Zugegeben – Spinnen sind (leider) nicht jedermanns
Sache. Kleine Kinder aber gehen sehr viel spontaner
und unmittelbarer auf Krabbeltiere in Haus und Garten
zu – Begriffe wie «Ekeltier» oder «Ungeziefer»
sind ihnen fremd, sie lernen sie erst durch das Verhalten
von uns Erwachsenen. Eigentlich schade. Lassen
wir sie doch das neugierige Wundern und Bewundern
erleben, auch bei Insekten, Spinnen, Schnecken
und Würmern! Der 4jährige Marin ist der geborene
Naturforscher: nichts fasziniert ihn so sehr wie ein
schmutziges Gartenkistchen, in dem Kellerasseln wuseln.
Er kann ihnen minutenlang zusehen und ist tief
betrübt, wenn eine wie tot auf dem Rücken liegt –
doch Glück gehabt: sie hat sich nur tot gestellt!
Ganz sanft helfen die noch tapsigen Händchen der
Kellerassel wieder auf die Beine – flink zieht sie sich
an ein kühles, schattiges und feuchtes Plätzchen
zurück, so wie es Kellerasseln eben lieben.

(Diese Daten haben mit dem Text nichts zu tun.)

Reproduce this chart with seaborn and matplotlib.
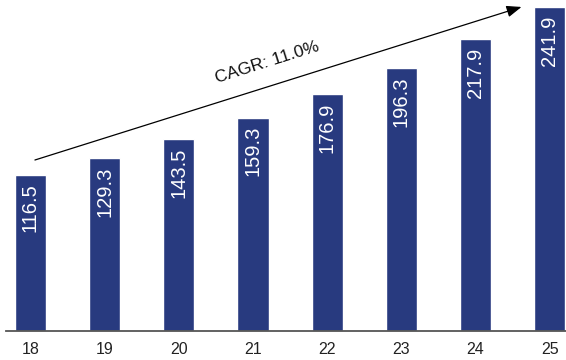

Schade ist es, wenn Kinder wie Christoph anfangen,
alles, was da kreucht und fleucht, schon als auszurottendes
Ungeziefer anzuschauen: «Totmache, abestampfe
», sagt er mit Nachdruck. Ist das nicht eher
der Erwachsene, den man hier heraushört? Der Erwachsene,
bei dem das Wundern und Staunen in Unsicherheit
und Abneigung umgeschlagen hat, von
dem die Welt der Krabbeltiere als Bedrohung angesehen
wird, der man mit Gift und Klebefallen zu Leibe
rücken muss? Vielleicht sehen Kinder die Wunder der
Natur mit offerenen Augen und erkennen, dass jedes
Tier seinen Sinn und seine Aufgabe im wunderbaren
System der Natur hat, der uns Erwachsenen nur weniger
bewusst ist?
UNSER TIPP
Wenn sich kleine Tiere ins Haus oder die Wohnung
verirren, zeigen Sie Kindern, wie man sie schonend
und lebend wieder nach draussen in die Natur bringt.